In his second point, appellant contends the court erred in overruling his motion to set aside the verdict of guilty because the state allegedly did not comply with his request for disclosure. Specifically he complains that the state did not produce a pair of blue jeans at the trial and did not inform him that they had been lost. Appellant apparently was going to introduce them in evidence and show they had no belt to rebut the evidence of the victim that she heard him take off his belt. Appellant filed his motion for discovery on September 18, *801979. In response thereto the state supplied reports of Officer Smith dated August 6, 1979, to the effect that, among other things, a pair of blue jeans had been seized. Appellant made no effort to cause the evidence to be available at the trial. There was no proof that the jeans in question belonged to appellant. The jeans may well have failed to meet the admissibility test. There were a lot of other clothes spread throughout the house and Officer Smith testified that the blue jeans he seized did not have a belt.

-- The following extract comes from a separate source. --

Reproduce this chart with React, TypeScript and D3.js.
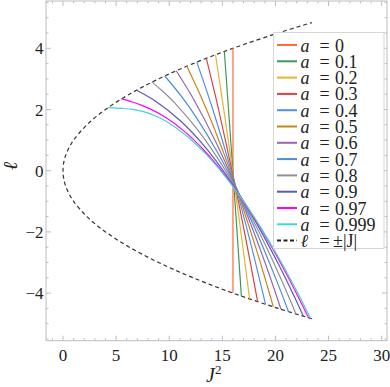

There is no showing of fundamental unfairness in the state’s failure to have the jeans at the trial or to attempt to introduce them in evidence. Point Two is ruled against appellant.

In his third and final point, appellant asserts that the trial court erred in allowing the state to amend the information so as to allege that in the course of such offense the defendant displayed a deadly weapon in a threatening manner.

The original information reads in part as follows: “... the defendant Emmitte Lyle Fenton, in violation of Section 566.030, RSMo., committed the Class A felony of rape, punishable upon conviction under Section 558.011.1(1), RSMo., in that on or about the 6th day of August, 1979, in the County of Boone and State of Missouri, the defendant had sexual intercourse with J... . W.... to (sic) whom defendant was not married and without the consent of J.. . . W.. . . by use of forcible compulsion ...” The amended information added the sentence, “In the course of such offense defendant displayed a deadly weapon in a threatening manner.” Appellant contends that the addition of the words “use of a dangerous weapon” to the information im-permissibly increased the charge. Under Section 566.030, RSMo., 1978, rape is a Class B felony unless the perpetrator displays a deadly weapon in which case it becomes a Class A felony. The original information notified appellant that he was charged with a Class A felony, which necessarily entails use of a deadly weapon or serious injury. The original information also apprised appellant that punishment would be assessed pursuant to Section 558.011.1(1), RSMo., 1978, which is a term of years of not less than ten nor more than thirty, or life imprisonment. Appellant was put on sufficient notice of the charge against him and the range of punishment by the original information. The amendment did not alter any evidence or defenses available to him. Point Three is ruled against appellant.

We find no error in the action of the trial court.

The judgment is affirmed.

MORGAN, P. J., BARDGETT and RENDLEN, JJ., and KINDER, Special Judge, concur.